## What is being asked:
In the lines below, output everything from the first line through the line containing "DASH_DOT = (0, (6, 2, 1.5, 2))" exactly as it is. Pictures are not part of the output.

## Collected data:
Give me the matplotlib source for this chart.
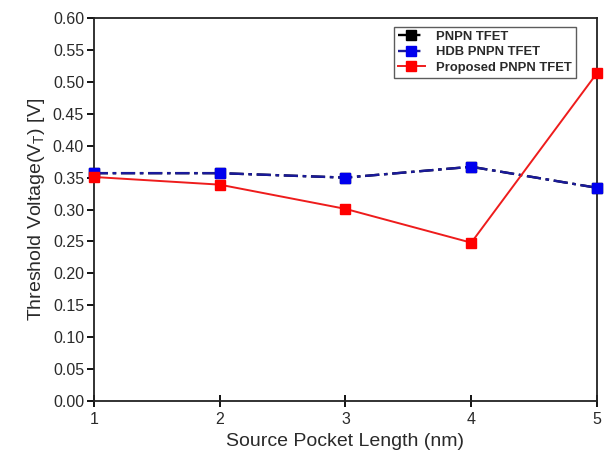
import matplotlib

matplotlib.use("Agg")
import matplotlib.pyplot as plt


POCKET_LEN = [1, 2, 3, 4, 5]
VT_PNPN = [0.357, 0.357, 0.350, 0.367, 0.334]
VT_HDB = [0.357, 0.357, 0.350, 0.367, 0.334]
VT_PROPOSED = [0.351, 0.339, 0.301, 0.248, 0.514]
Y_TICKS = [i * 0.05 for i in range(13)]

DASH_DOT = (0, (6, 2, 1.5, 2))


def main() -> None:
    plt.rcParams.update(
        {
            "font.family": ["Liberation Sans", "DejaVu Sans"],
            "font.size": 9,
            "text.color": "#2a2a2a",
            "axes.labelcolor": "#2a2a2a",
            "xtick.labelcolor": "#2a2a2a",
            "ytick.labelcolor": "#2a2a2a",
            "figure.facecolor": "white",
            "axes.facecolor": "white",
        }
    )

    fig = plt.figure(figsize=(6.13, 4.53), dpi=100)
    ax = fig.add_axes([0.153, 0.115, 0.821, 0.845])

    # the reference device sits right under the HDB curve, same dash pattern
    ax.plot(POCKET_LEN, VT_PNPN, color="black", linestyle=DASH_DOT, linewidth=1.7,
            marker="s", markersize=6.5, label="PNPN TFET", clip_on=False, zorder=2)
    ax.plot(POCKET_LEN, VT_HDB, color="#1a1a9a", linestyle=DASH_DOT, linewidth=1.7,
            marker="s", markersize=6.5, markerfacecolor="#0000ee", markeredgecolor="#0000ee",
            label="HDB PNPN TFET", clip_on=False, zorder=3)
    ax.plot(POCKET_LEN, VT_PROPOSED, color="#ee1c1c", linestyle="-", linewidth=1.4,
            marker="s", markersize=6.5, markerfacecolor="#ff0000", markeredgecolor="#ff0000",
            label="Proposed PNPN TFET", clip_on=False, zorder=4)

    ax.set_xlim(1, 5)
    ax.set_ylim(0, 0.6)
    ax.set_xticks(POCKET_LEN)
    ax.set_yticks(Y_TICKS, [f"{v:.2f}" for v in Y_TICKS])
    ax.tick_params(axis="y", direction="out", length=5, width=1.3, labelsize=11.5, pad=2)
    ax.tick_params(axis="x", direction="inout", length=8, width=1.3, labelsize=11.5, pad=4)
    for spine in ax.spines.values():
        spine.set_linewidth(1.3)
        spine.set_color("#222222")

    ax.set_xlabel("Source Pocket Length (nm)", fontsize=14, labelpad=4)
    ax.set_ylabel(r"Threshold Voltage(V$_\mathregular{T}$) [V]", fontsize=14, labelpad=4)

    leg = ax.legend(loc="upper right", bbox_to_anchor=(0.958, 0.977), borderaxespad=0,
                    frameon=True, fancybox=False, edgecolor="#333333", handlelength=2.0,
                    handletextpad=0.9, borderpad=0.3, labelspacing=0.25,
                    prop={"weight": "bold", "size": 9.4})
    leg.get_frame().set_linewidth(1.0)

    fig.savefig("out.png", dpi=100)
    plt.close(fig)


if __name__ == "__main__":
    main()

## Exercise result:
Give me the matplotlib source for this chart.
import matplotlib

matplotlib.use("Agg")
import matplotlib.pyplot as plt


POCKET_LEN = [1, 2, 3, 4, 5]
VT_PNPN = [0.357, 0.357, 0.350, 0.367, 0.334]
VT_HDB = [0.357, 0.357, 0.350, 0.367, 0.334]
VT_PROPOSED = [0.351, 0.339, 0.301, 0.248, 0.514]
Y_TICKS = [i * 0.05 for i in range(13)]

DASH_DOT = (0, (6, 2, 1.5, 2))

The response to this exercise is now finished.